The fox was playing games on this raw, drizzly day, with an intermittent, hard rain. He knew that scenting conditions were not good, so he ran in circles, criss-crossing the thick woods, leading out across a few hills, winding down a stream, and heading back again.
The hounds were perplexed, picking up his scent, losing it again, then finding it. After three hours, the huntsman and his entourage of barking, bewildered hounds stood at a loss. It wasn’t usually like this. Often, the fox will take off in a straight line for 10 to 12 miles.
“Today, he was just running in circles,” said Nancy Hannum, 72, the master of Mr. Stewart’s Cheshire Foxhounds, a traditional hunting club about 30 minutes southwest of Philadelphia in the Brandywine Valley.
A favorite pastime of George Washington, the aristocratic sport of fox hunting is increasing in popularity today. One can either join a formal club such as Mr. Stewart’s--it’s like belonging to a country club--or one can hunt independently with what’s known as a farmer’s pack and go out in informal attire.
The elegant dress of those who join a club--bright red or black English jackets, white britches, black velvet caps and riding boots--combines with the baying of the hounds, the sleek, well-groomed horses, the musical notes of the copper horn and the red fox itself to evoke another age.
Modern-day American fox hunters say they don’t harm their prey--they are in it merely for the excitement. A successful hunt comes to an end when the fox either retreats into his den or climbs a tree.

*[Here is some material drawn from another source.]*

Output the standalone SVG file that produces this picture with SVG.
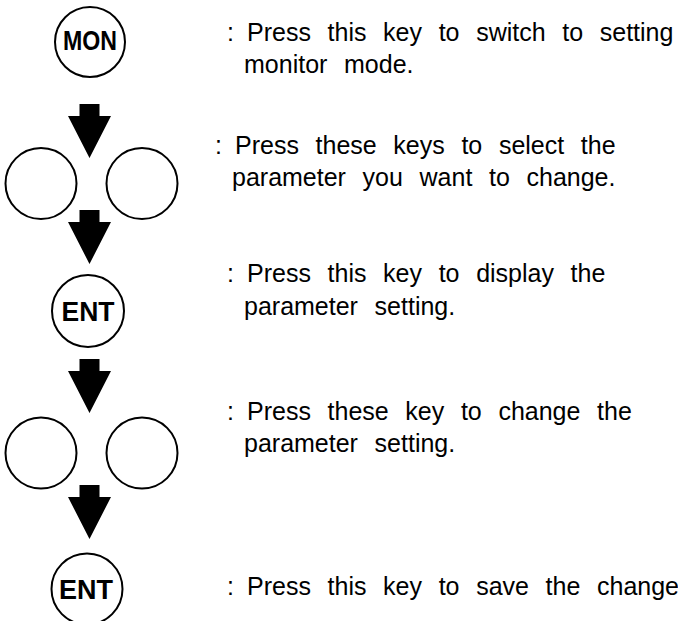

“We don’t kill the fox,” said Joe Cassidy, 31, a huntsman for Mr. Stewart’s who is out of action with a broken leg. “It’s the biggest misunderstanding that we have about fox hunting. It’s done for the thrill of the chase.”
About 90% of the hunts are successful, said Hannum, whose stepfather, W. Plunket Stewart, founded Mr. Stewart’s in 1912.
Between 85 and 100 people subscribe to Mr. Stewart’s--including doctors, lawyers and investment bankers. They are men and women from their 20s to their 60s who have the funds to maintain a horse and the time to ride, either during the week or weekends.
“It’s a real treat to go down there and ride,” said Richard J. Scarlett, 47, the owner of a 54-acre horse farm and riding stable who recently joined Mr. Stewart’s because of new development near him. “The fences down there are a lot bigger and there’s a lot more room to run.”
At the same time, fox hunting is finding it harder to survive in burgeoning suburban areas, places that once were home to some of the oldest and most traditional hunts. Even in Chester County--the home of Mr. Stewart’s--only about half as many hunts remain as 20 years ago--a drop from 30 to 15.
Nevertheless, there are new hunts in places like Texas and California--where fox hunting does not have a longstanding tradition behind it--as part of the growth and interest in equestrian sports, said John B. Glass, the secretary of the Masters of Foxhounds Assn. of America.
A net growth of fox hunts has occurred over the last 20 years, he said, and now 148 recognized hunts are spread throughout the country, including the West Hills Hunt near Los Angeles, the Los Altos Hunt south of San Francisco, and two others in California.
“We chase more coyotes than fox,” said Giny Hunter, a Chicago native who is the joint master at the Los Altos Hunt in Woodside, Calif., where 30 pairs of hounds are kept.
“The coyotes are often in pairs when we find them, and they’ll trade off,” she said. “It’s very rare that you catch a coyote unless he’s sick, ‘cause they really are fast. But we don’t want to catch him anyway--we’re in it for the chase.”
Alan J. Ravins, a joint master at the West Hills Hunt who recently hunted in England and Ireland, did not want to talk, he said, because publicity might bring out animal-rights protesters.
His fears may be unwarranted. “I’ve never had a complaint about it or a phone call in 23 years,” said Charlene Drennon, the West Coast director of the Humane Society of the United States.
In the Brandywine region, fox hunting begins in August and runs through March. The riders, who number between 30 and 100, hunt through 30,000 acres of open fields and winding streams.
Many of the fox hunters are behind land preservation efforts to prevent the development of split-level homes and strip shopping centers. For instance, Hannum donated the development rights on her 1,200-acre dairy farm to the Brandywine Conservancy, a nonprofit environmental group. Otherwise, the natural terrain of fox and other animals would have disappeared long ago.